Question

In a pool game, a 1 kg pool ball moving at \[ + 10\,m/s\] strikes a 2 kg pool ball that is initially at rest. Identify which statement is true immediately after the elastic collision?
The 1 kg pool ball be at rest.
(A) The 2 kg pool ball must have a negative velocity.
(B) The 2 kg ball’s speed must be less than 10 m/s.
(C) The two pool ball sticks together.
(D) The total kinetic energy of the two pool balls must be equal to 100 J.

Answer 1

Hint: From the equation of conservation of momentum and conservation of kinetic energy, express the velocity of the second pool ball of mass 2 kg. Determine its velocity and observe whether it is less than 10 m/s. We know that the coefficient of restitution is equal to 1 in the elastic collision.

Complete step by step answer:
We know that in elastic collision, the linear momentum of the two colliding bodies conserves. Also, the kinetic energy of the bodies also conserves. The conservation of momentum implies that the initial momentum and final momentum of the system of two colliding bodies remains the same.
Therefore, we can write,
\[{m_1}{u_1} + {m_2}{u_2} = {m_1}{v_1} + {m_2}{v_2}\] …… (1)
Here, \[{m_1}\] is the first colliding body, \[{m_2}\] is the mass of second colliding body, \[{u_1}\] is the initial velocity of the first body, \[{u_2}\] is the initial velocity of the second body, \[{v_1}\] is the final velocity of the first body and \[{v_2}\] is the final velocity of the second body.
Also, from the conservation of kinetic energy we can write,
\[\dfrac{1}{2}{m_1}u_1^2 + \dfrac{1}{2}{m_2}u_2^2 = \dfrac{1}{2}{m_1}v_1^2 + \dfrac{1}{2}{m_2}v_2^2\] …… (2)
From equation (1) and (2), after further simplification, we can express the velocity of the second particle as follows,
\[{v_2} = \dfrac{{2{m_1}{u_1} + {u_2}\left( {{m_2} - {m_1}} \right)}}{{{m_1} + {m_2}}}\]
We have given that the second pool ball is initially at rest. Therefore, we can substitute\[{u_2} = 0\] in the above equation.
\[{v_2} = \dfrac{{2{m_1}{u_1}}}{{{m_1} + {m_2}}}\]
We substitute 1 kg for \[{m_1}\], 2 kg for \[{m_2}\] and 10 m/s for \[{u_1}\] in the above equation.
\[{v_2} = \dfrac{{2\left( 1 \right)\left( {10} \right)}}{{1 + 2}}\]
\[ \Rightarrow {v_2} = \dfrac{{20}}{3}\]
\[ \Rightarrow {v_2} = 6.67\,m/s\]
Therefore, we can see that velocity of the second pool ball of mass 2 kg is less than 10 m/s.
So, the correct answer is option (C).
We have to verify other options as well to answer this question.
We know that, In an elastic collision, the colliding body does not come to the rest if its mass is less than the other body. Therefore, the option (A) is incorrect.
We have given that after the collision, both bodies move in the same direction in an elastic collision. So, the velocity of a 2 kg pool ball will not be negative. Therefore, the option (B) is incorrect.We know that the two colliding bodies stick together in perfectly inelastic collisions and not in elastic collisions. Therefore, the option (D) is incorrect.
Let’s calculate the kinetic energy of the two balls before the collision as the kinetic energy after the collision is the same as kinetic energy before the collision.
\[{\left( {K.E} \right)_i} = \dfrac{1}{2}{m_1}u_1^2 + \dfrac{1}{2}{m_2}u_2^2 = \dfrac{1}{2}\left( 1 \right){\left( {10} \right)^2} + \dfrac{1}{2}\left( 2 \right){\left( 0 \right)^2}\]
\[ \Rightarrow {\left( {K.E} \right)_i} = \dfrac{1}{2}\left( 1 \right){\left( {10} \right)^2}\]
\[ \therefore {\left( {K.E} \right)_i} = 50\,J\]

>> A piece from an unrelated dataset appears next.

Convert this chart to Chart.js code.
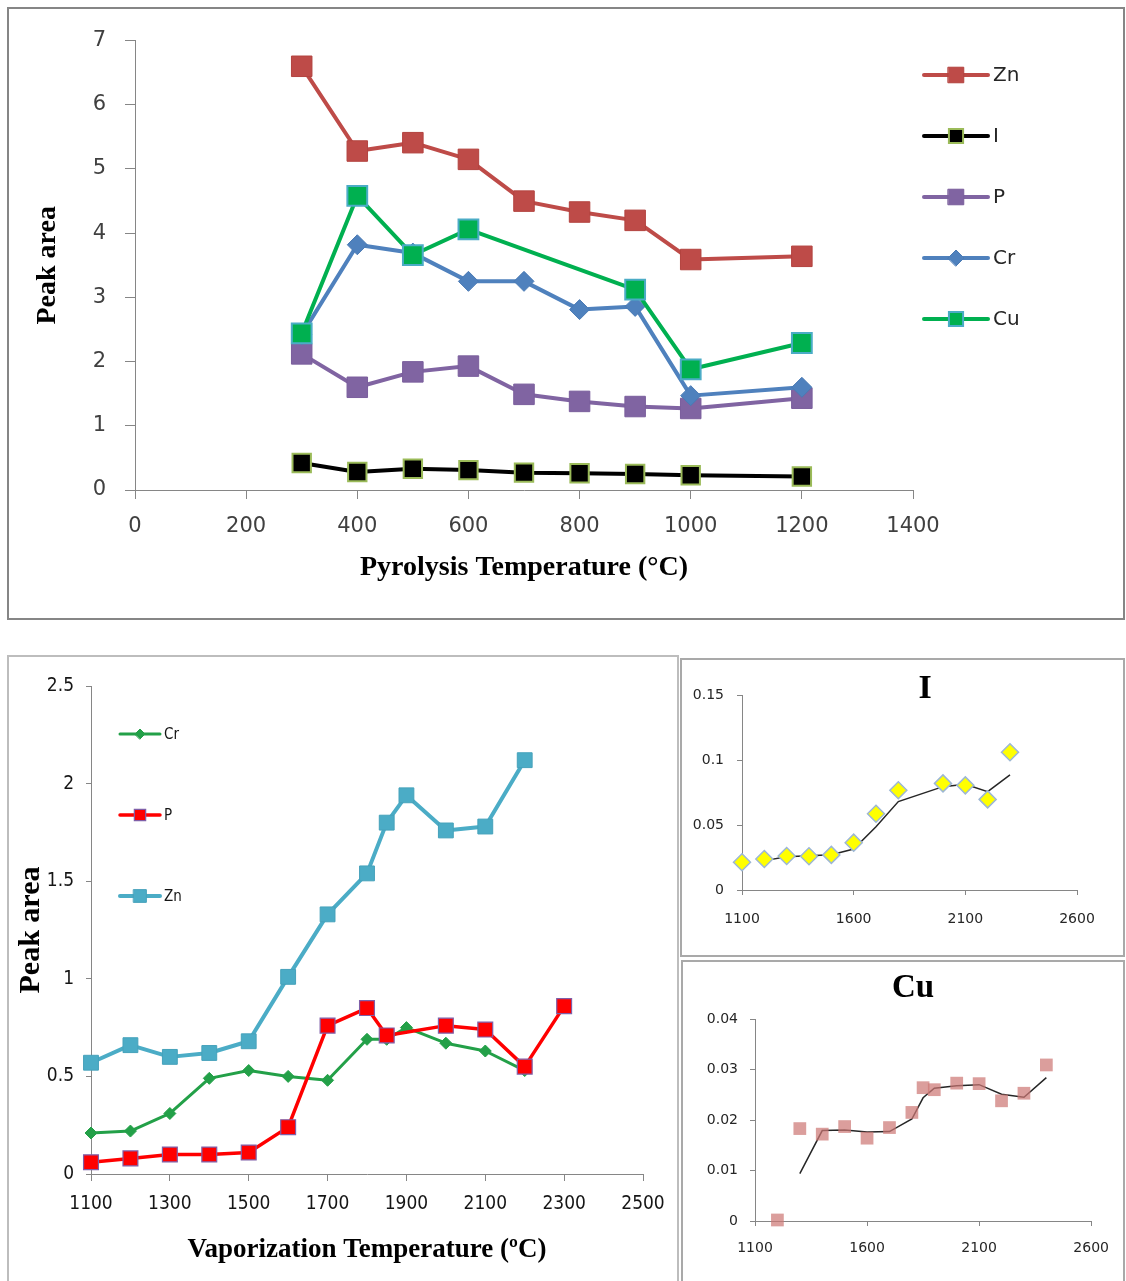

Therefore, the kinetic energy is not equal to 100 J. Thus, the option (E) is incorrect.So, the only correct answer is option (C).

Note: It takes a lot of calculation to determine the velocity of the second body in the elastic collision. Therefore, students should remember the formula.Only in perfectly elastic collision, the total kinetic energy of the system before the collision remains the same after the collision. There is no loss and the coefficient of restitution is equal to one. But in reality, there is always some loss in the kinetic energy which gets converted into an internal energy. In this case, even if the collision is an elastic collision, the coefficient of restitution becomes slightly less than 1.